» **Supplied entries**
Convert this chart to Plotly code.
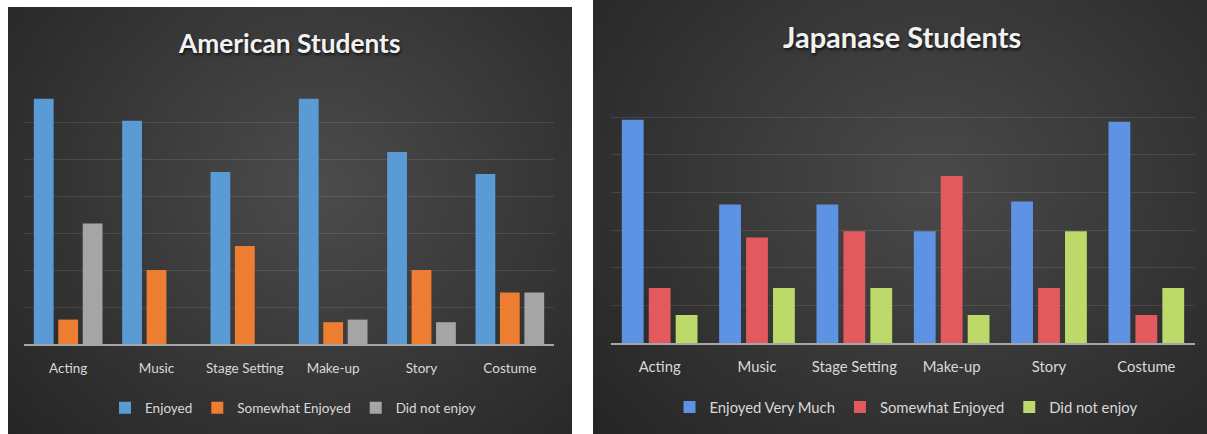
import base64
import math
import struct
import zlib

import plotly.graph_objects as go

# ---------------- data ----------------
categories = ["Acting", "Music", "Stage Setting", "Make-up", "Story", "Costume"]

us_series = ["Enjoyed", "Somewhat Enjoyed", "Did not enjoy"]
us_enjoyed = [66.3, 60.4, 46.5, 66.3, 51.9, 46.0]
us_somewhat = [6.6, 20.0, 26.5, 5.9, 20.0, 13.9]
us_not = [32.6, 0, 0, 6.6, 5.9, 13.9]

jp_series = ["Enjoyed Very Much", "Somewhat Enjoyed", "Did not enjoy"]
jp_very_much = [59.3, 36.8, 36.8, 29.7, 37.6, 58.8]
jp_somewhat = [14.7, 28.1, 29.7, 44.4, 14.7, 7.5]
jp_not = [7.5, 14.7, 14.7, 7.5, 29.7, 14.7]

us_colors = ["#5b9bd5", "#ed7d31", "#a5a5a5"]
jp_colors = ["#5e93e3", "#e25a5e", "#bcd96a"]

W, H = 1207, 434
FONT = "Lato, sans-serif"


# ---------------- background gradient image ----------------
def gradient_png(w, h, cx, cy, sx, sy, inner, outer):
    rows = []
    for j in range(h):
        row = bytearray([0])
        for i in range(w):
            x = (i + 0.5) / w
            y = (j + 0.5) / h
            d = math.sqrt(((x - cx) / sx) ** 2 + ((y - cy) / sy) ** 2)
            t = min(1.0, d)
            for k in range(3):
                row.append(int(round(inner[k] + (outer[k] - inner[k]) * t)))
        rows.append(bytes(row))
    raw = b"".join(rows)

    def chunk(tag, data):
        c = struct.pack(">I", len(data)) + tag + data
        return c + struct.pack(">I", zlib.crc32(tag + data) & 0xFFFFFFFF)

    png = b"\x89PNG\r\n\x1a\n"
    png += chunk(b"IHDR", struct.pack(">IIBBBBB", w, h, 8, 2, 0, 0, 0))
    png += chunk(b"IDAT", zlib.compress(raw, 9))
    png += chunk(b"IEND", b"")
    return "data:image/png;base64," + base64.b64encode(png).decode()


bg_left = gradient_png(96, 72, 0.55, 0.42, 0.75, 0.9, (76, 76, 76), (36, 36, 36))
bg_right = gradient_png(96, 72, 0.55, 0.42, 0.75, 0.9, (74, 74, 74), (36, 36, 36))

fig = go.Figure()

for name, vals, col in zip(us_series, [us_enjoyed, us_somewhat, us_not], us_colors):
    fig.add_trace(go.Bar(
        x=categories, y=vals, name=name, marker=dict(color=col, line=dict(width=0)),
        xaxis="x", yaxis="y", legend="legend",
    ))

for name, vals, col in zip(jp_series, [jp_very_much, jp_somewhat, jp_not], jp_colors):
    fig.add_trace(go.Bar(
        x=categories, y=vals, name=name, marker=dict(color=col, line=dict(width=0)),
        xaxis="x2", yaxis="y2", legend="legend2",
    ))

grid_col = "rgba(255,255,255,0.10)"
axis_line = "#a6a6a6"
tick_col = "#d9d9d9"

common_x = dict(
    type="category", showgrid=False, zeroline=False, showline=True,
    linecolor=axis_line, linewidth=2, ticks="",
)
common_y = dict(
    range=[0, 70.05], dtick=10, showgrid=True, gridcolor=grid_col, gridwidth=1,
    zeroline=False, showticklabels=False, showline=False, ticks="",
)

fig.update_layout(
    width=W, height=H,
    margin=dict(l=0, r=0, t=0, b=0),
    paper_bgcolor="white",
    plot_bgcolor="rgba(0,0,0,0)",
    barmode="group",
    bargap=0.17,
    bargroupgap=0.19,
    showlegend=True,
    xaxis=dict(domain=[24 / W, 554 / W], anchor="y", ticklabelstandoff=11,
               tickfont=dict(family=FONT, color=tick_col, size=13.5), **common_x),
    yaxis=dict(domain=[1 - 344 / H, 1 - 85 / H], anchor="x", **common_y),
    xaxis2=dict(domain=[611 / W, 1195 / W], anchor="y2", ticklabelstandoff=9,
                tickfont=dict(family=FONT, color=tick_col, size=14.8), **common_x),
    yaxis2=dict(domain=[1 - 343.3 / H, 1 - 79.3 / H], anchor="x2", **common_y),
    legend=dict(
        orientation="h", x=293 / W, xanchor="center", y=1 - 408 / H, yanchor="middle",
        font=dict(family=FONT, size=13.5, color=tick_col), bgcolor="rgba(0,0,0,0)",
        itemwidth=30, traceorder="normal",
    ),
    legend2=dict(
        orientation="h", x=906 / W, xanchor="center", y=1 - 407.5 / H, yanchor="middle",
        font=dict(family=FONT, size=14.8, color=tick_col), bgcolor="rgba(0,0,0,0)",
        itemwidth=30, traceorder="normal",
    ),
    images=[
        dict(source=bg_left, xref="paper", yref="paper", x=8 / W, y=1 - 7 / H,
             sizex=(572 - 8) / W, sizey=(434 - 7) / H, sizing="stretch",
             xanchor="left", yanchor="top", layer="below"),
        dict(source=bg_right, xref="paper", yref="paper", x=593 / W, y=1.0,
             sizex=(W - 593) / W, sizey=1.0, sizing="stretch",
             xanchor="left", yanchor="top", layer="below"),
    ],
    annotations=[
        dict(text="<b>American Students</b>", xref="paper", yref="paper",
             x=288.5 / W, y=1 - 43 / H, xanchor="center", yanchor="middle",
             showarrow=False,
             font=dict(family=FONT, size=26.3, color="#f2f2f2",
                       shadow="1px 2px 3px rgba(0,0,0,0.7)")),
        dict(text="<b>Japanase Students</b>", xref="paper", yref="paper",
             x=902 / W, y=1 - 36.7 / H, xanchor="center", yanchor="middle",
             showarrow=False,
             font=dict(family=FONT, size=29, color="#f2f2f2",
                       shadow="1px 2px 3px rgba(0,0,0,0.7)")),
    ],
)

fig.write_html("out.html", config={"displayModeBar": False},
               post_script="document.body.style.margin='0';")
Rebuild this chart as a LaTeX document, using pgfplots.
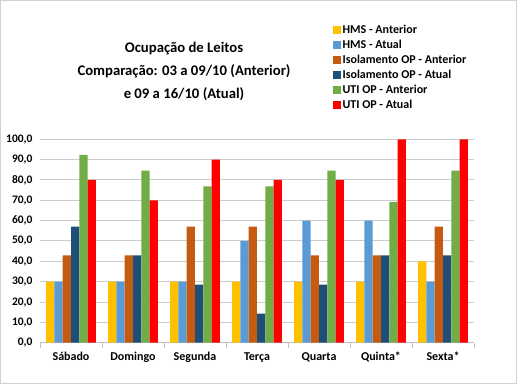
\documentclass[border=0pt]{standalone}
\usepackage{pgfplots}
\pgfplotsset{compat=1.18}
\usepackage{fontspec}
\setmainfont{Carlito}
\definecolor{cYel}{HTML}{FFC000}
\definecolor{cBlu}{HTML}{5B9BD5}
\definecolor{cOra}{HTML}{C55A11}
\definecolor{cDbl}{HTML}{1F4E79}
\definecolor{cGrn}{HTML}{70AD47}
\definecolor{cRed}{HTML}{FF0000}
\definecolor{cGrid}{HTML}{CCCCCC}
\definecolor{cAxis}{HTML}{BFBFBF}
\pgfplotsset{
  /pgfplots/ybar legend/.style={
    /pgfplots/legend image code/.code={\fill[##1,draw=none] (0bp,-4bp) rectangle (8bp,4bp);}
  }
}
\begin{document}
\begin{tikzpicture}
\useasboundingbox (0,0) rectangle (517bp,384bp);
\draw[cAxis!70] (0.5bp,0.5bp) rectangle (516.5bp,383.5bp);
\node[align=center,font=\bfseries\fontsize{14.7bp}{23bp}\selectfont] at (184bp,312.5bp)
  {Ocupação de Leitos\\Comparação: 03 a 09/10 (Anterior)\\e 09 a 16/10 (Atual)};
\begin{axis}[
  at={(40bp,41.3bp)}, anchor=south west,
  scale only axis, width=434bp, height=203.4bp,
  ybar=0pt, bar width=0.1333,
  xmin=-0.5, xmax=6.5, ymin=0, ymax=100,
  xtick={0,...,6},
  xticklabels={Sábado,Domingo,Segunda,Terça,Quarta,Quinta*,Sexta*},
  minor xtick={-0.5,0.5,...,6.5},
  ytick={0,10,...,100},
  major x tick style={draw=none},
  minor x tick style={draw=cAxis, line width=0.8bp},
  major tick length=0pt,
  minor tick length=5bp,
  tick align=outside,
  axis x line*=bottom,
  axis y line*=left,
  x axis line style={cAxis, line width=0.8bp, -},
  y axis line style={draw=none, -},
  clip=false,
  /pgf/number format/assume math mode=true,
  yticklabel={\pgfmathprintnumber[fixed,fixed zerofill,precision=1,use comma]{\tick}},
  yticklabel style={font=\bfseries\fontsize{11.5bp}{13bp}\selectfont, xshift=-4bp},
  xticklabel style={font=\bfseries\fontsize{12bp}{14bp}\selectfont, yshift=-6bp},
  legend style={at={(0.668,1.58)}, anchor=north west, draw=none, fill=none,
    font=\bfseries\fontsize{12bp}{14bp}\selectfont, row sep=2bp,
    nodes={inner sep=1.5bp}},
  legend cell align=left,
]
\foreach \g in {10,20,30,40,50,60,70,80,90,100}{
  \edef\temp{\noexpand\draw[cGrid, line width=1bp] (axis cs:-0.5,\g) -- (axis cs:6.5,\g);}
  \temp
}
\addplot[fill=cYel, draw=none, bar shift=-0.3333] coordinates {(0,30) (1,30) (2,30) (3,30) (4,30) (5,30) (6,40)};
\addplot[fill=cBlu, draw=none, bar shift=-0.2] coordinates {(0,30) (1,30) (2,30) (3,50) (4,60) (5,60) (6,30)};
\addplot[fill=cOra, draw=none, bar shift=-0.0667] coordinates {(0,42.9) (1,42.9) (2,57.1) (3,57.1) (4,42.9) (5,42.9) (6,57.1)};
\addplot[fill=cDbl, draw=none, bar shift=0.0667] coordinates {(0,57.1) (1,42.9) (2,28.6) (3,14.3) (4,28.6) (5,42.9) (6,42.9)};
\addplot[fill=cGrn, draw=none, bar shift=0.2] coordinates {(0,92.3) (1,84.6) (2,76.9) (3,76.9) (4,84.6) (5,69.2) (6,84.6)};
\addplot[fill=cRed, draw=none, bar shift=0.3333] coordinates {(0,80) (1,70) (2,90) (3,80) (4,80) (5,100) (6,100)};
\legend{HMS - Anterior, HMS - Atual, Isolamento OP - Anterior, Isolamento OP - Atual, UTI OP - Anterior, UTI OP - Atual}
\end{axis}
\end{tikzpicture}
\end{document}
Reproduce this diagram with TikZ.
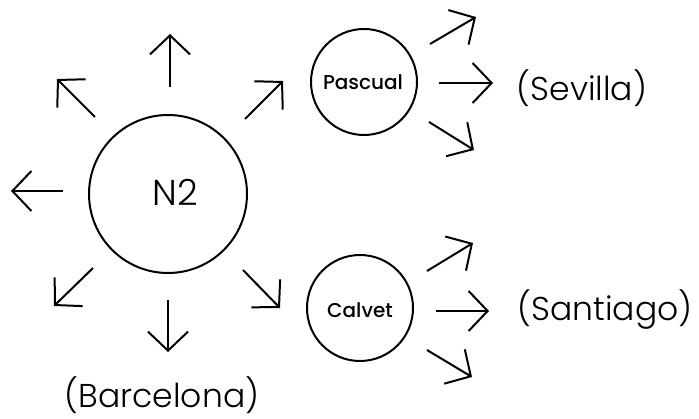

» **Goal of the exercise**
Reproduce exactly the run of lines that opens the listing and closes with the line holding "us_not = [32.6, 0, 0, 6.6, 5.9, 13.9]". Pictures are excluded.

» **Response to this task**
Convert this chart to Plotly code.
import base64
import math
import struct
import zlib

import plotly.graph_objects as go

# ---------------- data ----------------
categories = ["Acting", "Music", "Stage Setting", "Make-up", "Story", "Costume"]

us_series = ["Enjoyed", "Somewhat Enjoyed", "Did not enjoy"]
us_enjoyed = [66.3, 60.4, 46.5, 66.3, 51.9, 46.0]
us_somewhat = [6.6, 20.0, 26.5, 5.9, 20.0, 13.9]
us_not = [32.6, 0, 0, 6.6, 5.9, 13.9]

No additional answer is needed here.